**INFORMATION SUPPLIED**
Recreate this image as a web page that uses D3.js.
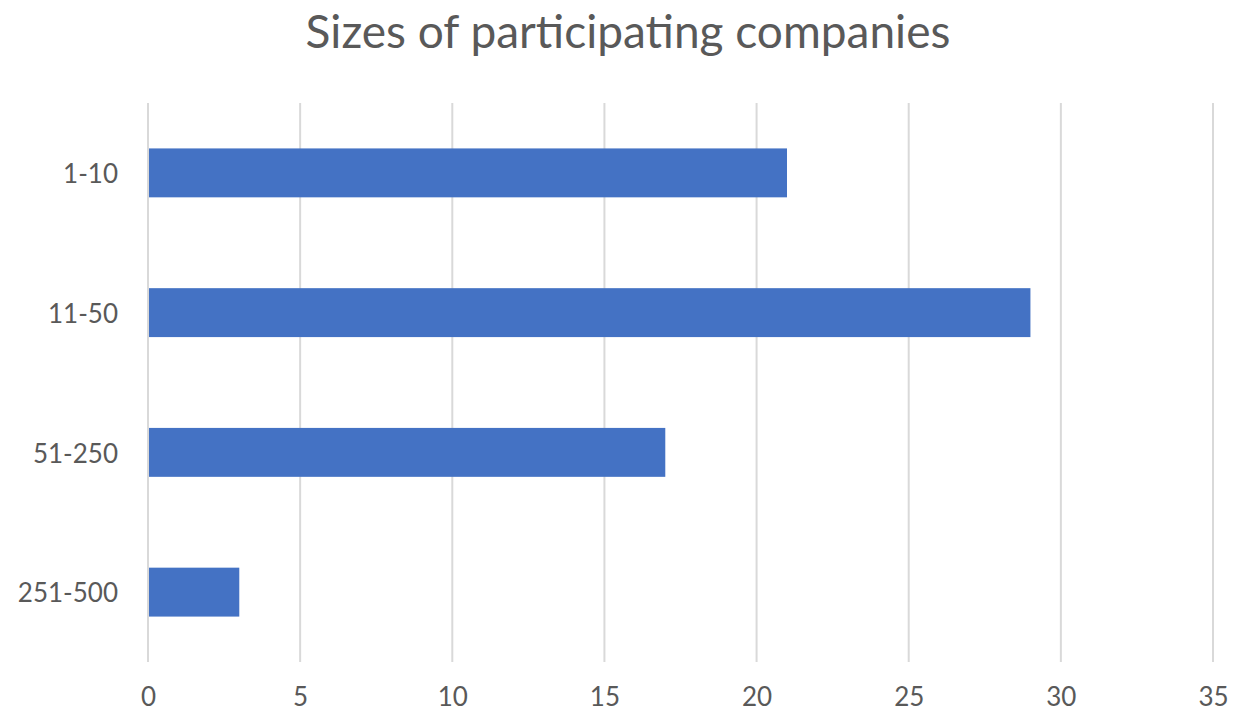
<!DOCTYPE html>
<html>
<head>
<meta charset="utf-8">
<script src="https://cdn.jsdelivr.net/npm/d3@7"></script>
<style>
  body { margin: 0; background: #fff; }
  text { font-family: Lato, "Open Sans", sans-serif; fill: #595959; }
</style>
</head>
<body>
<script>
const categories = ["1-10", "11-50", "51-250", "251-500"];
const counts = [21, 29, 17, 3];
const xTicks = [0, 5, 10, 15, 20, 25, 30, 35];
const title = "Sizes of participating companies";

const width = 1233;
const height = 717;
const margin = {left: 148, right: 20, top: 103, bottom: 55};

const svg = d3.select("body").append("svg")
  .attr("width", width).attr("height", height);

const x = d3.scaleLinear().domain([0, 35]).range([148, 1213]);
const y = d3.scaleBand().domain(categories)
  .range([margin.top, height - margin.bottom])
  .paddingInner(0.65).paddingOuter(0.325);

// gridlines
svg.append("g").selectAll("line").data(xTicks).enter().append("line")
  .attr("x1", d => x(d)).attr("x2", d => x(d))
  .attr("y1", margin.top).attr("y2", height - margin.bottom)
  .attr("stroke", "#d9d9d9").attr("stroke-width", 2);

// bars
svg.append("g").selectAll("rect").data(categories).enter().append("rect")
  .attr("x", x(0) + 1)
  .attr("y", d => y(d))
  .attr("width", (d, i) => x(counts[i]) - x(0) - 1)
  .attr("height", y.bandwidth())
  .attr("fill", "#4472c4");

// x axis labels
const xAxis = d3.axisBottom(x).tickValues(xTicks).tickSize(0).tickPadding(0);
const gx = svg.append("g")
  .attr("transform", `translate(0,${height - 11})`)
  .call(xAxis);
gx.select(".domain").remove();
gx.selectAll("text").attr("dy", 0).attr("y", 0)
  .style("font-size", "26px").style("fill", "#595959");

// y axis labels
const yAxis = d3.axisLeft(y).tickSize(0).tickPadding(0);
const gy = svg.append("g")
  .attr("transform", "translate(118,2)")
  .call(yAxis);
gy.select(".domain").remove();
gy.selectAll("text").style("font-size", "26px").style("fill", "#595959");

// title
const t = svg.append("text")
  .attr("x", 628).attr("y", 48)
  .attr("text-anchor", "middle")
  .style("font-size", "40px")
  .text(title);
const w = t.node().getComputedTextLength();
t.style("font-size", (40 * 645 / w) + "px");
</script>
</body>
</html>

**YOUR TASK**
Exactly as written, return every line of the listing, but not the pictures.

**ANSWER FOR THIS EXERCISE**
Recreate this image as a web page that uses D3.js.
<!DOCTYPE html>
<html>
<head>
<meta charset="utf-8">
<script src="https://cdn.jsdelivr.net/npm/d3@7"></script>
<style>
  body { margin: 0; background: #fff; }
  text { font-family: Lato, "Open Sans", sans-serif; fill: #595959; }
</style>
</head>
<body>
<script>
const categories = ["1-10", "11-50", "51-250", "251-500"];
const counts = [21, 29, 17, 3];
const xTicks = [0, 5, 10, 15, 20, 25, 30, 35];
const title = "Sizes of participating companies";

const width = 1233;
const height = 717;
const margin = {left: 148, right: 20, top: 103, bottom: 55};

const svg = d3.select("body").append("svg")
  .attr("width", width).attr("height", height);

const x = d3.scaleLinear().domain([0, 35]).range([148, 1213]);
const y = d3.scaleBand().domain(categories)
  .range([margin.top, height - margin.bottom])
  .paddingInner(0.65).paddingOuter(0.325);

// gridlines
svg.append("g").selectAll("line").data(xTicks).enter().append("line")
  .attr("x1", d => x(d)).attr("x2", d => x(d))
  .attr("y1", margin.top).attr("y2", height - margin.bottom)
  .attr("stroke", "#d9d9d9").attr("stroke-width", 2);

// bars
svg.append("g").selectAll("rect").data(categories).enter().append("rect")
  .attr("x", x(0) + 1)
  .attr("y", d => y(d))
  .attr("width", (d, i) => x(counts[i]) - x(0) - 1)
  .attr("height", y.bandwidth())
  .attr("fill", "#4472c4");

// x axis labels
const xAxis = d3.axisBottom(x).tickValues(xTicks).tickSize(0).tickPadding(0);
const gx = svg.append("g")
  .attr("transform", `translate(0,${height - 11})`)
  .call(xAxis);
gx.select(".domain").remove();
gx.selectAll("text").attr("dy", 0).attr("y", 0)
  .style("font-size", "26px").style("fill", "#595959");

// y axis labels
const yAxis = d3.axisLeft(y).tickSize(0).tickPadding(0);
const gy = svg.append("g")
  .attr("transform", "translate(118,2)")
  .call(yAxis);
gy.select(".domain").remove();
gy.selectAll("text").style("font-size", "26px").style("fill", "#595959");

// title
const t = svg.append("text")
  .attr("x", 628).attr("y", 48)
  .attr("text-anchor", "middle")
  .style("font-size", "40px")
  .text(title);
const w = t.node().getComputedTextLength();
t.style("font-size", (40 * 645 / w) + "px");
</script>
</body>
</html>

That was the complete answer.